ERP systems are incredibly robust platforms that can handle numerous functions. With integrated third party apps, the capabilities expand exponentially, so it is important that your company determine what business and operational solutions you are trying to tackle with the ERP system.
Think Future State, Not Current State
Many companies approach an ERP requirements gathering process with the perspective of how their organization currently operates. Though, most companies have developed less than optimal processes due to the limited capabilities of their older technology.
Companies should perform workshops by functional area that will be impacted with a new ERP system. These workshops should detail in process flow mapping the current state of the various processes. Then, they should look for inefficiencies and duplication of efforts that are occurring. Additionally, they should have someone who understands best practices for that particular area to help redesign the processes. The final output should be a series of process flow maps that depict the future state for the company, post ERP implementation.
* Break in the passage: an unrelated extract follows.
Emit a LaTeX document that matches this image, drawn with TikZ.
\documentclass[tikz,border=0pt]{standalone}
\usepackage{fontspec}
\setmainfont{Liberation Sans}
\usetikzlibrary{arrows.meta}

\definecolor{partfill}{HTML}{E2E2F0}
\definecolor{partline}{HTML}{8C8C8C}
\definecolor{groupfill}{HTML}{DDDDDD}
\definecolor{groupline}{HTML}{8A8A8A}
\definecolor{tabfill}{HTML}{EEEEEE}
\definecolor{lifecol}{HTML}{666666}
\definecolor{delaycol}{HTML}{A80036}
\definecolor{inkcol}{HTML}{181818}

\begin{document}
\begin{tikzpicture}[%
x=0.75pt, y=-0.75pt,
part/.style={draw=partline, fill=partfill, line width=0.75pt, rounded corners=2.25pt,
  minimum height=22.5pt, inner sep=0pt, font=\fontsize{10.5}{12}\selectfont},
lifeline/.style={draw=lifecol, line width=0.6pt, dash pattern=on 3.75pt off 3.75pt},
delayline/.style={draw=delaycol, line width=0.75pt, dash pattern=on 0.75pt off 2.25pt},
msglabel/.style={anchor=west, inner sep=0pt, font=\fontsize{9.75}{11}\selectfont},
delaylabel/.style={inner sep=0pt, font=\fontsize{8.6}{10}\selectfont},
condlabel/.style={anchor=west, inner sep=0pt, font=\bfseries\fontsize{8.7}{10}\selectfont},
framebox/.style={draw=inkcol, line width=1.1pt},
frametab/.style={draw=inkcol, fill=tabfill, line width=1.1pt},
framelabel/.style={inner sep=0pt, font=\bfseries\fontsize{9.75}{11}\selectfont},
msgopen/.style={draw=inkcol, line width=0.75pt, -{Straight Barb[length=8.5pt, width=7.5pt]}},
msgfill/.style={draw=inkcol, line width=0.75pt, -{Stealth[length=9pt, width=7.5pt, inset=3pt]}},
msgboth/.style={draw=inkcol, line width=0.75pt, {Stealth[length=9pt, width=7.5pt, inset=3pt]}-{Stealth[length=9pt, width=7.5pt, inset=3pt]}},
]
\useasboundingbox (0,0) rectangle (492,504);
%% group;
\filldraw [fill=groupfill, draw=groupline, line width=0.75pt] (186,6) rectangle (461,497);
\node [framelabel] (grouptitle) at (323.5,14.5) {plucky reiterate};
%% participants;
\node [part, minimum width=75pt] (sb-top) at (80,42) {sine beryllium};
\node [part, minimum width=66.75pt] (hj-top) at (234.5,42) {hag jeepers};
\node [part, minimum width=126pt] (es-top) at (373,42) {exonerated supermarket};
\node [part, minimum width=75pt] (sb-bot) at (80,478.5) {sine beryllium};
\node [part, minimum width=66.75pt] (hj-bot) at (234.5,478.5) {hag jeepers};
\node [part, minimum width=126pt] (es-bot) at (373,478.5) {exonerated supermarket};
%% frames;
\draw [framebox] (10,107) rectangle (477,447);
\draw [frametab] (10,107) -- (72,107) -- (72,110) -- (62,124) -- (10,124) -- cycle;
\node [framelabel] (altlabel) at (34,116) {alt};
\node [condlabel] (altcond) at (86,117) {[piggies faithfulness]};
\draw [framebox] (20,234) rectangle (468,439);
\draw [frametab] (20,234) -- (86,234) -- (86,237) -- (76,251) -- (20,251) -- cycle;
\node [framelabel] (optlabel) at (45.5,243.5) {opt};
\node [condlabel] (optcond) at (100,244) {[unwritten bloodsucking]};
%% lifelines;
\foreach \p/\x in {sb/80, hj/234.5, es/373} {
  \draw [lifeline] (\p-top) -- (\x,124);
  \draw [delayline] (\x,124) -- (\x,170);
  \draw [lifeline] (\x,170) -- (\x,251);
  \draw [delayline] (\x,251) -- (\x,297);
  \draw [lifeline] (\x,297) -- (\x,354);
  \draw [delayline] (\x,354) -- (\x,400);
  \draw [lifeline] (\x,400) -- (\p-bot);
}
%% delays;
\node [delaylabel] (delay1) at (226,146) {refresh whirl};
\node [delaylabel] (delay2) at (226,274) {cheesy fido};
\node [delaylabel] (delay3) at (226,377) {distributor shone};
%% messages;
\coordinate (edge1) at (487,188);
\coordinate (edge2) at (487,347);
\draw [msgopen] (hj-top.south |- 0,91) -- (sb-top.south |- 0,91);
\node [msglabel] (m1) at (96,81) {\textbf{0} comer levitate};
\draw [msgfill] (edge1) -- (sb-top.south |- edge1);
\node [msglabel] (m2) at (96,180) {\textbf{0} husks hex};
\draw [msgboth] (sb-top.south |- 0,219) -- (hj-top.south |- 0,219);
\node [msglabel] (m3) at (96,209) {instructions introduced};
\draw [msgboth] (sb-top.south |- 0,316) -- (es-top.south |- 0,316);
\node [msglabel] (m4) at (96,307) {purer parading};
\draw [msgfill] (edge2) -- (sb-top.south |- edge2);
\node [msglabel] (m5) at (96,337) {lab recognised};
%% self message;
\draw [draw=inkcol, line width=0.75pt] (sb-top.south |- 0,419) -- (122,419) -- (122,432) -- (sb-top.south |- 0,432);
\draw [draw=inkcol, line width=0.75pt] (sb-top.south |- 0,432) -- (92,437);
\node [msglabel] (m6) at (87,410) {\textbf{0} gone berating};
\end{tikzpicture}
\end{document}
Be Specific with Functional Requirements
When you are deriving functional requirements, be specific. It is a good idea to gather examples of current inputs and outputs. Get invoice templates, purchase orders, packing slips, sales quote forms, sales order forms, labels, etc. On the output side, get copies of reports. Make sure the reports are across the entire organization and not just senior executive reports. Additionally, be diligent in finding all the hidden and siloed excel sheets that are being used in the organization to modify data prior to input or after output. All of these items should be incorporated, to the greatest degree possible, into your new ERP system and processes.
Think In Phases
As you are compiling your list of requirements for your ERP system, keep track of priorities to help with the roll-out phasing. Phasing in the requirements will help your company adjust to the change and allow for a smoother transition from the old systems.
Phases are typically broken down into Phase 1, Phase 2 and Phase 3:
- Phase 1 represents items that will be implemented at go-live.These are mission critical items such as invoicing, purchasing, etc.
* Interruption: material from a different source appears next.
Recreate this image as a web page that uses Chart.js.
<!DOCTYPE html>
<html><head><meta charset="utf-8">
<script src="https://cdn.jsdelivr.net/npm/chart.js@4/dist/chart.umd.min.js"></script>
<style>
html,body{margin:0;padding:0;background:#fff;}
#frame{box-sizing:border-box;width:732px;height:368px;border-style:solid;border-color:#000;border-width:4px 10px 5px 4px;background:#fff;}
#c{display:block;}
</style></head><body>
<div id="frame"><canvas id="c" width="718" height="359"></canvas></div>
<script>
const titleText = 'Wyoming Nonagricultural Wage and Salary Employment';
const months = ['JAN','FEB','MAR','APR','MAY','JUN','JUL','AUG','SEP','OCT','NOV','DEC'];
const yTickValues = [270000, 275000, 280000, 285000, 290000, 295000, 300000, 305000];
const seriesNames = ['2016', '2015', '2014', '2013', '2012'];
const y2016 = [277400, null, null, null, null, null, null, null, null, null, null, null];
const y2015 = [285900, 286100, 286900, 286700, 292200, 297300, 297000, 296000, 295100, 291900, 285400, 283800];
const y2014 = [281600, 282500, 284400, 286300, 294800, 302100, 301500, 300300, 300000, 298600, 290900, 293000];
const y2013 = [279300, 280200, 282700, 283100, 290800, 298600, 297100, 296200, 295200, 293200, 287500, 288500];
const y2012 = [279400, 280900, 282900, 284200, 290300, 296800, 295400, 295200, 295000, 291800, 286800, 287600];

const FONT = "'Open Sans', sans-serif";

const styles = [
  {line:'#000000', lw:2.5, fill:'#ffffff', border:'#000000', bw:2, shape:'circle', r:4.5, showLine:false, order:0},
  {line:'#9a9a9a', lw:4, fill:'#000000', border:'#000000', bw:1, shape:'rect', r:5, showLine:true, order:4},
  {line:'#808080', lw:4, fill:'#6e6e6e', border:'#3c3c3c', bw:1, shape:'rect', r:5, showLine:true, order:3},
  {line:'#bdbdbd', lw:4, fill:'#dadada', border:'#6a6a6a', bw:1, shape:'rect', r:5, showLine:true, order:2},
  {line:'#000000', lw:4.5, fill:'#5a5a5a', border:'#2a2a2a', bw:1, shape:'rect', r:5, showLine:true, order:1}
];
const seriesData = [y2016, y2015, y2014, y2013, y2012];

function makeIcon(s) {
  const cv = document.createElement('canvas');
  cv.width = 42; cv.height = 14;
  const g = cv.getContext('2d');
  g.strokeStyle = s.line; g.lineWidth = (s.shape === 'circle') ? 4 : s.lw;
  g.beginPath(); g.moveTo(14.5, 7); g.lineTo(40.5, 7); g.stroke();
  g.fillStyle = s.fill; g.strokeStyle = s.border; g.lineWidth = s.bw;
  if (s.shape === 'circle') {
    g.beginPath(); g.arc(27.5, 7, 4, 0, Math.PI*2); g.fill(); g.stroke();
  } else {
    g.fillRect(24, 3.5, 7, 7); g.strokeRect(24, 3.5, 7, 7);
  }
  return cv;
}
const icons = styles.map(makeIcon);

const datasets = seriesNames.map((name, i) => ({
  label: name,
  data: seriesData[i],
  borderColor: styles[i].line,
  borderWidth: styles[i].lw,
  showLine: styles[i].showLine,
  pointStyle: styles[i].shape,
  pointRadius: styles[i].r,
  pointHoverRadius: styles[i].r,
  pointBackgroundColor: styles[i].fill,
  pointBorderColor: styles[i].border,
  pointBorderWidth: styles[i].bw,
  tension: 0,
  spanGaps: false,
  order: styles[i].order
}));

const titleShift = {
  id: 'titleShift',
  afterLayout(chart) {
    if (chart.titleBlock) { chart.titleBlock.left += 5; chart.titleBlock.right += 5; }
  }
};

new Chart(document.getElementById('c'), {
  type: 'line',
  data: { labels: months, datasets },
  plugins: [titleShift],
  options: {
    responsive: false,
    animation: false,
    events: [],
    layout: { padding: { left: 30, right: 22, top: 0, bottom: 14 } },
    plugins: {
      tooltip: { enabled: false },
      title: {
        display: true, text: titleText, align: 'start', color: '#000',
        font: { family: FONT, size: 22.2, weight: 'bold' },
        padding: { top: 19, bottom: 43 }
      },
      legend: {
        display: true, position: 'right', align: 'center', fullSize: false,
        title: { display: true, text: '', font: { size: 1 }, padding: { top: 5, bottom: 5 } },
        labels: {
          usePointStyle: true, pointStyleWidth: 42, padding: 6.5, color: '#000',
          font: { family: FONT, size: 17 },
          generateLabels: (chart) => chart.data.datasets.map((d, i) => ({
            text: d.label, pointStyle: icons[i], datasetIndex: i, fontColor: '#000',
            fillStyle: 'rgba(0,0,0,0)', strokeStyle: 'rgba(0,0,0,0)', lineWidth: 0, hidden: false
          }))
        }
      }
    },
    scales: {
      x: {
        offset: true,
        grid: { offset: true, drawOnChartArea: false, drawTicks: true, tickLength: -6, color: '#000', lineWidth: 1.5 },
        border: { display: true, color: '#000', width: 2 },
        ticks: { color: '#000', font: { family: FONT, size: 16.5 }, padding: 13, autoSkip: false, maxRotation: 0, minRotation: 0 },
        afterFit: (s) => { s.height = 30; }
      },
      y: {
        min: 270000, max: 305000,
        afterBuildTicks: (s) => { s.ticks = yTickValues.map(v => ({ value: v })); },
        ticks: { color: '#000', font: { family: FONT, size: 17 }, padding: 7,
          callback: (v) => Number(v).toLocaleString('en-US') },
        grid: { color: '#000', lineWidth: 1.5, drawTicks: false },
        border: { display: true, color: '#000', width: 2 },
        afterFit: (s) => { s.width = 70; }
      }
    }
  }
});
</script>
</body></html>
- Phase 2 occurs between 90 to 180 days after go-live. This may represent enhanced features such as workflow or it could be the implementation of third party apps, such as cash management
- Phase 3 occurs in the 1+ year range. These can be more sophisticated features such as advanced cost accounting, warehouse management, etc.
Continue to review your phasing priority list prior to go-live to assure you are properly managing the implementation change management.